Sur la manière dont on a traité la Russie depuis la fin de la Guerre froide, il y a eu sans doute des maladresses de l'Occident, qui a par exemple tiré profit de la faiblesse de M. Eltsine : beaucoup de Russes nous le reprochent, ce qui explique leur soutien à la position de M. Poutine. Mais, comme le dit Jean-Louis Bourlanges, la Russie est un peu comme la France de 1815, qui était révisionniste par nature et à qui il a fallu plus de cinquante ans pour découvrir que l'ordre européen d'alors était plus favorable que celui apparu après la guerre franco-prussienne de 1870. En effet, elle est toujours membre permanent du Conseil de sécurité, traité sur un pied très différent par l'OTAN et bénéficie de toute une série d'avantages, qu'elle a tendance à laisser de côté pour insister sur ce qui lui paraît être la décroissance de son pouvoir.

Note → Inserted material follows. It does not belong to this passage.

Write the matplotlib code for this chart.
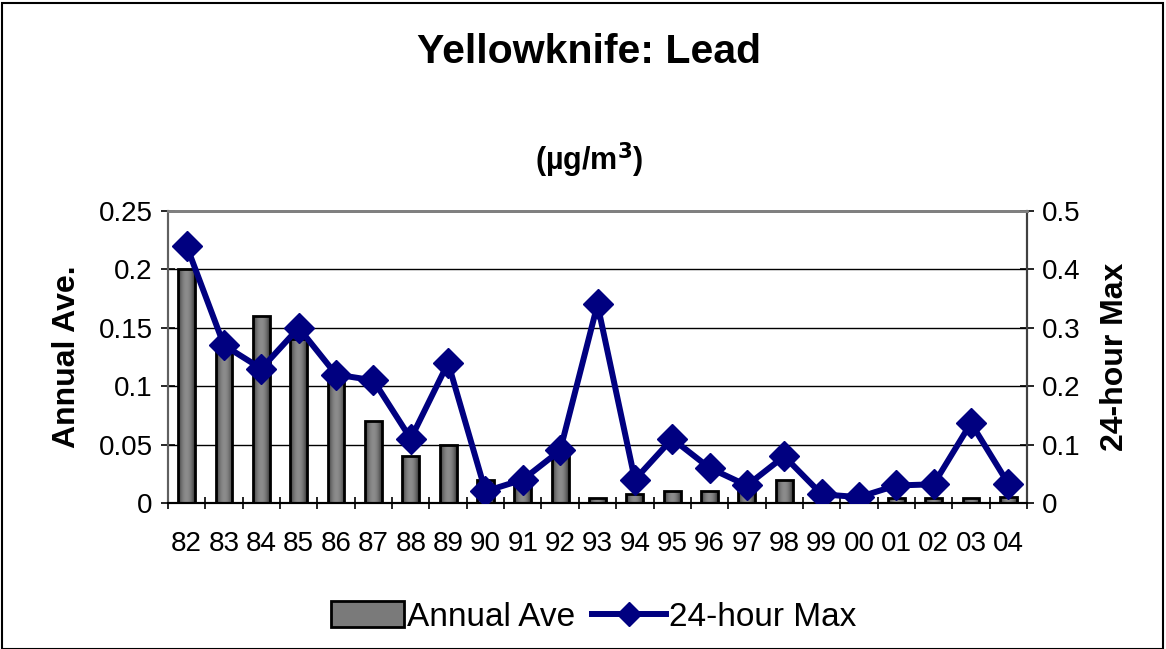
import matplotlib.pyplot as plt
import numpy as np
from matplotlib.patches import Rectangle
from matplotlib.lines import Line2D

# данные с графика
years = ['82', '83', '84', '85', '86', '87', '88', '89', '90', '91', '92', '93',
         '94', '95', '96', '97', '98', '99', '00', '01', '02', '03', '04']
annual_ave = [0.2, 0.13, 0.16, 0.14, 0.11, 0.07, 0.04, 0.05, 0.02, 0.02, 0.04, 0.004,
              0.008, 0.01, 0.01, 0.01, 0.02, 0.0, 0.0, 0.004, 0.004, 0.004, 0.005]
max_24h = [0.44, 0.27, 0.23, 0.30, 0.22, 0.21, 0.11, 0.24, 0.02, 0.04, 0.09, 0.34,
           0.04, 0.11, 0.06, 0.03, 0.08, 0.015, 0.01, 0.03, 0.032, 0.137, 0.033]

plt.rcParams['font.family'] = ['Liberation Sans', 'DejaVu Sans']

fig = plt.figure(figsize=(11.66, 6.49), dpi=100)
ax = fig.add_axes([168 / 1166, 1 - 503 / 649, (1027 - 168) / 1166, (503 - 211) / 649])
x = np.arange(len(years))

# столбцы с градиентом
bars = ax.bar(x, annual_ave, width=0.45, color='none', edgecolor='black', linewidth=2, zorder=3)
grad = np.abs(np.linspace(-1, 1, 64))
grad = 0.55 - 0.35 * grad ** 2
grad = np.tile(grad, (2, 1))
for b in bars:
    h = b.get_height()
    if h <= 0:
        continue
    x0 = b.get_x()
    im = ax.imshow(grad, cmap='gray', vmin=0, vmax=1, aspect='auto',
                   extent=(x0, x0 + b.get_width(), 0, h), zorder=2, interpolation='bilinear')
    im.set_clip_path(b)

ax.set_xlim(-0.5, len(years) - 0.5)
ax.set_ylim(0, 0.25)
ax.set_yticks([0, 0.05, 0.1, 0.15, 0.2, 0.25])
ax.set_yticklabels(['0', '0.05', '0.1', '0.15', '0.2', '0.25'])
ax.set_xticks(x)
ax.set_xticklabels(years)
ax.set_xticks(np.arange(-0.5, len(years), 1), minor=True)
ax.tick_params(axis='x', which='major', length=0, labelsize=20, pad=20)
ax.tick_params(axis='x', which='minor', length=8, width=1.2, direction='inout')
ax.tick_params(axis='y', length=10, width=1.2, direction='inout', labelsize=20, pad=6)
ax.grid(axis='y', color='black', linewidth=1, zorder=0)
ax.set_axisbelow(True)
ax.spines['top'].set_color('#808080')
ax.spines['top'].set_linewidth(2)
ax.spines['left'].set_color('#606060')
for s in ['left', 'bottom', 'right']:
    ax.spines[s].set_linewidth(1.5)
ax.set_ylabel('Annual Ave.', fontsize=23, fontweight='bold', labelpad=12)

ax2 = ax.twinx()
ax2.plot(x, max_24h, color='#000080', linewidth=4.3, marker='D', markersize=15, zorder=4)
ax2.set_ylim(0, 0.5)
ax2.set_yticks([0, 0.1, 0.2, 0.3, 0.4, 0.5])
ax2.set_yticklabels(['0', '0.1', '0.2', '0.3', '0.4', '0.5'])
ax2.tick_params(axis='y', length=10, width=1.2, direction='inout', labelsize=20, pad=6)
for s in ['left', 'bottom', 'right']:
    ax2.spines[s].set_linewidth(1.5)
ax2.spines['right'].set_color('#404040')
ax2.spines['left'].set_color('#606060')
ax2.spines['top'].set_color('#808080')
ax2.spines['top'].set_linewidth(2)
ax2.set_ylabel('24-hour Max', fontsize=23, fontweight='bold', labelpad=14)

fig.text(0.505, 1 - 52 / 649, 'Yellowknife: Lead', ha='center', va='center',
         fontsize=29.5, fontweight='bold')
fig.text(0.505, 1 - 160 / 649, r'(µg/m$^\mathbf{3}$)', ha='center', va='center',
         fontsize=22, fontweight='bold')

# легенда
h1 = Rectangle((0, 0), 1, 1, facecolor='#7a7a7a', edgecolor='black', linewidth=2)
h2 = Line2D([], [], color='#000080', linewidth=4.3, marker='D', markersize=12)
fig.legend([h1, h2], ['Annual Ave', '24-hour Max'], loc='center',
           bbox_to_anchor=(0.509, 1 - 617 / 649), ncol=2, frameon=False,
           fontsize=24, handlelength=2.2, handleheight=0.8, handletextpad=0.1,
           columnspacing=0.5)

fig.patches.append(Rectangle((0.002, 0.0), 0.995, 0.995, transform=fig.transFigure,
                             fill=False, edgecolor='black', linewidth=1.5))

plt.savefig('out.png', dpi=100)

Cependant, sur les six derniers mois, les Européens ont péché un peu par naïveté en croyant que l'accord d'association avec l'Ukraine n'avait pas d'implication stratégique et pouvait être géré par des négociateurs commerciaux de Bruxelles. Je regrette que la Russie n'y ait pas vu une passerelle pour approfondir les relations européennes. Cette logique de jeu à somme nulle est inquiétante.

Enfin, l'implication de la Russie en Crimée est évidente. Dans l'Est de l'Ukraine, on voit que les gens qui sont arrivés étaient bien équipés et bénéficiaient de formes de soutien. Quand des hélicoptères ou des avions sont abattus par des missiles portatifs, ce n'est pas le fait de milices locales. Mais les Ukrainiens ont aussi commis de graves maladresses : l'affaire de la langue russe en témoigne. Poutine a d'autant plus avancé ses pions qu'on ne réagissait pas.